Greens, nuts, vegetables, a bunch of opportunistic berries, an occasional opportunistic fruit, an opportunistic egg, a little opportunistic raw fish, and a minuscule amount of raw animal flesh does a body good. Processed stuff found in boxes, bags, cans, and bottles does the seller a profitable amount of good–the body, not at all.
Food makes little difference if you have no solar light…….and I think that point is the key point most missed.Your species is only as strong as its weakest link. Is modern technology making our eyes our achilles heel? Yes it is. What does this means for food guru’s?
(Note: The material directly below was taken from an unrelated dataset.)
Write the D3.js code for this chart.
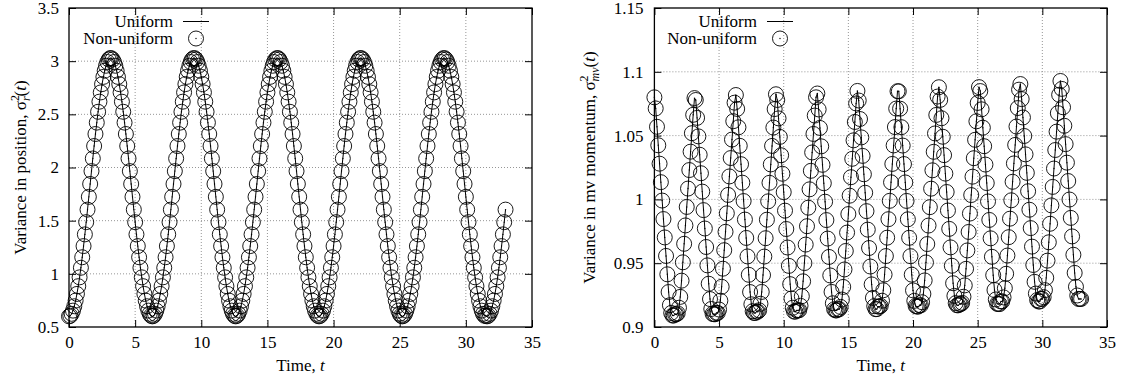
<!DOCTYPE html>
<html><head><meta charset="utf-8">
<script src="https://cdn.jsdelivr.net/npm/d3@7"></script>
<style>
html,body{margin:0;padding:0;background:#fff;}
svg, svg text{font-family:'Liberation Serif','DejaVu Serif',serif;}
</style></head><body>
<svg id="chart" width="1123" height="388"></svg>
<script>
// sampling grid of the simulation output (time step 0.1, t = 0 .. 33)
const timeStep = 0.1;
const nSamples = 331;
const time = d3.range(nSamples).map(i => +(i * timeStep).toFixed(1));

const xTicks = [0, 5, 10, 15, 20, 25, 30, 35];
const posTicks = [0.5, 1, 1.5, 2, 2.5, 3, 3.5];
const momTicks = [0.9, 0.95, 1, 1.05, 1.1, 1.15];
const seriesNames = ["Uniform", "Non-uniform"];

// Variance in position
const posUniform = [
0.600,0.606,0.624,0.654,0.695,0.748,0.811,0.884,0.967,1.057,1.156,1.261,1.371,1.486,1.604,1.724,1.845,1.966,2.085,2.202,2.315,2.422,2.524,2.619,2.706,2.784,2.852,2.910,2.957,2.992,3.016,3.028,3.028,3.016,2.992,2.957,2.910,2.852,2.784,2.706,2.619,2.524,2.422,2.315,2.202,2.085,1.966,1.845,1.724,1.604,1.486,1.371,1.261,1.156,1.057,0.967,0.884,0.811,0.748,0.695,0.654,0.624,0.606,
0.600,0.606,0.624,0.654,0.695,0.748,0.811,0.884,0.967,1.057,1.156,1.261,1.371,1.486,1.604,1.724,1.845,1.966,2.085,2.202,2.315,2.422,2.524,2.619,2.706,2.784,2.852,2.910,2.957,2.992,3.016,3.028,3.028,3.016,2.992,2.957,2.910,2.852,2.784,2.706,2.619,2.524,2.422,2.315,2.202,2.085,1.966,1.845,1.724,1.604,1.486,1.371,1.261,1.156,1.057,0.967,0.884,0.811,0.748,0.695,0.654,0.624,0.606,
0.600,0.606,0.624,0.654,0.695,0.748,0.811,0.884,0.967,1.057,1.156,1.261,1.371,1.486,1.604,1.724,1.845,1.966,2.085,2.202,2.315,2.422,2.524,2.619,2.706,2.784,2.852,2.910,2.957,2.992,3.016,3.028,3.028,3.016,2.992,2.957,2.910,2.852,2.784,2.706,2.619,2.524,2.422,2.315,2.202,2.085,1.966,1.845,1.724,1.604,1.486,1.371,1.261,1.156,1.057,0.967,0.884,0.811,0.748,0.695,0.654,0.624,0.606,
0.600,0.606,0.624,0.654,0.695,0.748,0.811,0.884,0.967,1.057,1.156,1.261,1.371,1.486,1.604,1.724,1.845,1.966,2.085,2.202,2.315,2.422,2.524,2.619,2.706,2.784,2.852,2.910,2.957,2.992,3.016,3.028,3.028,3.016,2.992,2.957,2.910,2.852,2.784,2.706,2.619,2.524,2.422,2.315,2.202,2.085,1.966,1.845,1.724,1.604,1.486,1.371,1.261,1.156,1.057,0.967,0.884,0.811,0.748,0.695,0.654,0.624,0.606,
0.600,0.606,0.624,0.654,0.695,0.748,0.811,0.884,0.967,1.057,1.156,1.261,1.371,1.486,1.604,1.724,1.845,1.966,2.085,2.202,2.315,2.422,2.524,2.619,2.706,2.784,2.852,2.910,2.957,2.992,3.016,3.028,3.028,3.016,2.992,2.957,2.910,2.852,2.784,2.706,2.619,2.524,2.422,2.315,2.202,2.085,1.966,1.845,1.724,1.604,1.486,1.371,1.261,1.156,1.057,0.967,0.884,0.811,0.748,0.695,0.654,0.624,0.606,
0.606,0.600,0.606,0.624,0.654,0.695,0.748,0.811,0.884,0.967,1.057,1.156,1.261,1.371,1.486,1.604
];
const posNonUniform = posUniform.slice();

// Variance in mv momentum
const momUniform = [
1.0800,1.0713,1.0569,1.0424,1.0280,1.0135,0.9991,0.9846,0.9702,0.9557,0.9413,0.9274,0.9171,0.9110,0.9090,0.9090,
0.9100,0.9100,0.9107,0.9151,0.9236,0.9363,0.9507,0.9652,0.9796,0.9941,1.0085,1.0230,1.0374,1.0519,1.0663,1.0794,
1.0779,1.0639,1.0494,1.0350,1.0205,1.0061,0.9916,0.9772,0.9627,0.9483,0.9339,0.9219,0.9141,0.9103,0.9100,0.9100,
0.9110,0.9110,0.9137,0.9206,0.9315,0.9457,0.9602,0.9746,0.9891,1.0035,1.0180,1.0324,1.0469,1.0613,1.0758,
1.0818,1.0709,1.0565,1.0420,1.0276,1.0131,0.9987,0.9842,0.9698,0.9553,0.9409,0.9274,0.9178,0.9124,0.9110,0.9110,
0.9120,0.9120,0.9131,0.9182,0.9275,0.9407,0.9552,0.9696,0.9841,0.9985,1.0130,1.0274,1.0419,1.0563,1.0708,1.0824,
1.0779,1.0635,1.0490,1.0346,1.0201,1.0057,0.9912,0.9768,0.9623,0.9479,0.9336,0.9223,0.9151,0.9121,0.9120,
0.9130,0.9130,0.9132,0.9166,0.9241,0.9358,0.9501,0.9646,0.9790,0.9935,1.0079,1.0224,1.0368,1.0513,1.0657,1.0800,
1.0830,1.0705,1.0560,1.0416,1.0271,1.0127,0.9982,0.9838,0.9693,0.9549,0.9404,0.9275,0.9186,0.9139,0.9130,0.9130,
0.9140,0.9140,0.9157,0.9215,0.9314,0.9451,0.9596,0.9740,0.9885,1.0029,1.0174,1.0318,1.0463,1.0607,1.0752,1.0850,
1.0775,1.0630,1.0486,1.0341,1.0197,1.0052,0.9908,0.9763,0.9619,0.9474,0.9334,0.9228,0.9163,0.9140,0.9140,
0.9160,0.9160,0.9165,0.9206,0.9288,0.9411,0.9556,0.9700,0.9845,0.9989,1.0134,1.0278,1.0423,1.0567,1.0712,1.0848,
1.0847,1.0711,1.0566,1.0422,1.0277,1.0133,0.9988,0.9844,0.9699,0.9555,0.9410,0.9287,0.9205,0.9165,0.9160,0.9160,
0.9170,0.9170,0.9194,0.9259,0.9365,0.9506,0.9650,0.9795,0.9939,1.0084,1.0228,1.0373,1.0517,1.0662,1.0806,
1.0879,1.0780,1.0636,1.0491,1.0347,1.0202,1.0058,0.9913,0.9769,0.9624,0.9480,0.9343,0.9244,0.9187,0.9170,0.9170,
0.9180,0.9180,0.9189,0.9237,0.9326,0.9456,0.9600,0.9745,0.9889,1.0034,1.0178,1.0323,1.0467,1.0612,1.0756,1.0880,
1.0849,1.0706,1.0562,1.0417,1.0273,1.0128,0.9984,0.9839,0.9695,0.9550,0.9406,0.9290,0.9216,0.9182,0.9180,0.9180,
0.9200,0.9201,0.9232,0.9304,0.9417,0.9560,0.9704,0.9849,0.9993,1.0138,1.0282,1.0427,1.0571,1.0716,1.0860,
1.0904,1.0786,1.0642,1.0497,1.0353,1.0208,1.0064,0.9919,0.9775,0.9630,0.9486,0.9354,0.9262,0.9211,0.9200,0.9200,
0.9220,0.9220,0.9234,0.9289,0.9385,0.9520,0.9664,0.9809,0.9953,1.0098,1.0242,1.0387,1.0531,1.0676,1.0820,1.0928,
1.0866,1.0722,1.0577,1.0433,1.0288,1.0144,0.9999,0.9855,0.9710,0.9566,0.9424,0.9315,0.9247,0.9220,0.9220,0.9220
];
const momNonUniform = momUniform.slice();

const FONT = "'Liberation Serif', 'DejaVu Serif', serif";
const FS = 17;
const svg = d3.select("#chart").style("font-family", FONT);
svg.append("rect").attr("width", 1123).attr("height", 388).attr("fill", "#fff");

function drawPanel(cfg) {
  const x = d3.scaleLinear().domain([0, 35]).range([cfg.left, cfg.right]);
  const y = d3.scaleLinear().domain(cfg.yDomain).range([cfg.bottom, cfg.top]);
  const g = svg.append("g");

  // grid
  const grid = g.append("g").attr("stroke", "#8a8a8a").attr("stroke-width", 0.9).attr("stroke-dasharray", "1,2");
  grid.selectAll("line.gx").data(xTicks.filter(d => d > 0 && d < 35)).join("line").attr("class", "gx")
    .attr("x1", d => x(d)).attr("x2", d => x(d)).attr("y1", cfg.top).attr("y2", cfg.bottom);
  grid.selectAll("line.gy").data(cfg.yTicks.slice(1, -1)).join("line").attr("class", "gy")
    .attr("y1", d => y(d)).attr("y2", d => y(d)).attr("x1", cfg.left).attr("x2", cfg.right);

  const fmt = d => String(d);
  const styleAxis = sel => sel.attr("font-family", null).attr("font-size", null)
    .style("font-family", FONT).style("font-size", FS + "px")
    .call(s => s.select(".domain").remove())
    .call(s => s.selectAll("text").attr("fill", "#000").style("font-family", FONT))
    .call(s => s.selectAll("line").attr("stroke", "#000").attr("stroke-width", 1));

  g.append("g").attr("transform", `translate(0,${cfg.bottom})`)
    .call(d3.axisBottom(x).tickValues(xTicks).tickFormat(fmt).tickSizeInner(-7).tickSizeOuter(0).tickPadding(9))
    .call(styleAxis);
  g.append("g").attr("transform", `translate(0,${cfg.top})`)
    .call(d3.axisTop(x).tickValues(xTicks).tickFormat("").tickSizeInner(-7).tickSizeOuter(0))
    .call(styleAxis);
  g.append("g").attr("transform", `translate(${cfg.left},0)`)
    .call(d3.axisLeft(y).tickValues(cfg.yTicks).tickFormat(fmt).tickSizeInner(-7).tickSizeOuter(0).tickPadding(cfg.yPad))
    .call(styleAxis);
  g.append("g").attr("transform", `translate(${cfg.right},0)`)
    .call(d3.axisRight(y).tickValues(cfg.yTicks).tickFormat("").tickSizeInner(-7).tickSizeOuter(0))
    .call(styleAxis);

  // frame
  g.append("rect").attr("x", cfg.left).attr("y", cfg.top)
    .attr("width", cfg.right - cfg.left).attr("height", cfg.bottom - cfg.top)
    .attr("fill", "none").attr("stroke", "#000").attr("stroke-width", 1.3);

  // Uniform: line
  const line = d3.line().x((d, i) => x(time[i])).y(d => y(d));
  g.append("path").datum(cfg.uniform).attr("d", line)
    .attr("fill", "none").attr("stroke", "#000").attr("stroke-width", 1);

  // Non-uniform: open circles with centre dot
  const pts = g.append("g");
  pts.selectAll("circle.pt").data(cfg.nonUniform).join("circle").attr("class", "pt")
    .attr("cx", (d, i) => x(time[i])).attr("cy", d => y(d)).attr("r", 7.5)
    .attr("fill", "none").attr("stroke", "#000").attr("stroke-width", 0.9);
  pts.selectAll("circle.dot").data(cfg.nonUniform).join("circle").attr("class", "dot")
    .attr("cx", (d, i) => x(time[i])).attr("cy", d => y(d)).attr("r", 0.7).attr("fill", "#000");

  // legend
  const lg = g.append("g").style("font-family", FONT).style("font-size", FS + "px");
  lg.append("text").attr("x", cfg.legX).attr("y", 27).attr("text-anchor", "end").text(seriesNames[0]);
  lg.append("line").attr("x1", cfg.legX + 10).attr("x2", cfg.legX + 36).attr("y1", 21.5).attr("y2", 21.5)
    .attr("stroke", "#000").attr("stroke-width", 1);
  lg.append("text").attr("x", cfg.legX).attr("y", 44).attr("text-anchor", "end").text(seriesNames[1]);
  lg.append("circle").attr("cx", cfg.legX + 23).attr("cy", 38.5).attr("r", 7.5)
    .attr("fill", "none").attr("stroke", "#000").attr("stroke-width", 0.9);
  lg.append("circle").attr("cx", cfg.legX + 23).attr("cy", 38.5).attr("r", 0.7).attr("fill", "#000");

  // x title
  const xt = g.append("text").attr("x", (cfg.left + cfg.right) / 2).attr("y", 371)
    .attr("text-anchor", "middle").style("font-family", FONT).style("font-size", FS + "px");
  xt.append("tspan").text("Time, ");
  xt.append("tspan").attr("font-style", "italic").text("t");

  // y title
  const yt = g.append("text").attr("transform", `translate(${cfg.yTitleX},${(cfg.top + cfg.bottom) / 2}) rotate(-90)`)
    .attr("text-anchor", "middle").style("font-family", FONT).style("font-size", FS + "px");
  yt.append("tspan").text(cfg.yTitle + "σ");
  yt.append("tspan").style("font-size", "12px").attr("dy", -7).text("2");
  yt.append("tspan").style("font-size", "12px").attr("font-style", "italic").attr("dx", -6).attr("dy", 11).text(cfg.ySub);
  yt.append("tspan").attr("dy", -4).text("(");
  yt.append("tspan").attr("font-style", "italic").text("t");
  yt.append("tspan").text(")");
}

drawPanel({
  left: 69, right: 532, top: 8, bottom: 327,
  yDomain: [0.5, 3.5], yTicks: posTicks, yPad: 10,
  uniform: posUniform, nonUniform: posNonUniform,
  legX: 173, yTitleX: 26,
  yTitle: "Variance in position, ", ySub: "r"
});
drawPanel({
  left: 654.4, right: 1107, top: 8, bottom: 327,
  yDomain: [0.9, 1.15], yTicks: momTicks, yPad: 11,
  uniform: momUniform, nonUniform: momNonUniform,
  legX: 757, yTitleX: 595,
  yTitle: "Variance in mv momentum, ", ySub: "mv"
});
</script>
</body></html>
Just knowing about biochemistry and not connecting it to anything else in a cell like solar light, is akin to buying a guitar that Prince once owned and then expecting that you could play Purple Rain as Prince did in life………
Dr Kruse, i am having an issue and i feel you’re the one to ask.
I have lyme disease and pretty bad SIBO. I’ve been having troubles with eating (fatigue, brain fog, lethargy) but have eaten epi-paleo for a couple years now. I decided to try killing some bugs in my small intestine so i tried with a small amount of hydrogen peroxide. I started really low- the 12% food grade solution, a quarter teaspoon mixed with 32 oz of water. I drank it slowly over 2 days.
It was a bad idea. Im now having intense bright light sensitivity, further memory problems, FAR worse reactions to eating any food and am much more sensitive to the sun now. What concerns me most is that it wasn’t just a day or two, its been a couple weeks and there has been no improvement.
All other opinions ive gotten have suggested that i allowed a candida overgrowth- the very thing i was trying to kill off. However, id love to hear your perspective on this one if possible. Did I really mess myself up?
Thanks for any advice, doctor.
Sunlight and fasting with lots of spring water.
Is this an effective candida treatment? Assuming thats what the issue is
Dear Dr. Kruse,
Recent lab tests show my iodine is too high (314.20ug/l). Bad ?
(testosterone is too low and SHBG too high…I am woman)
Thanks in advance for your answer.
Your environment is toxic in that case.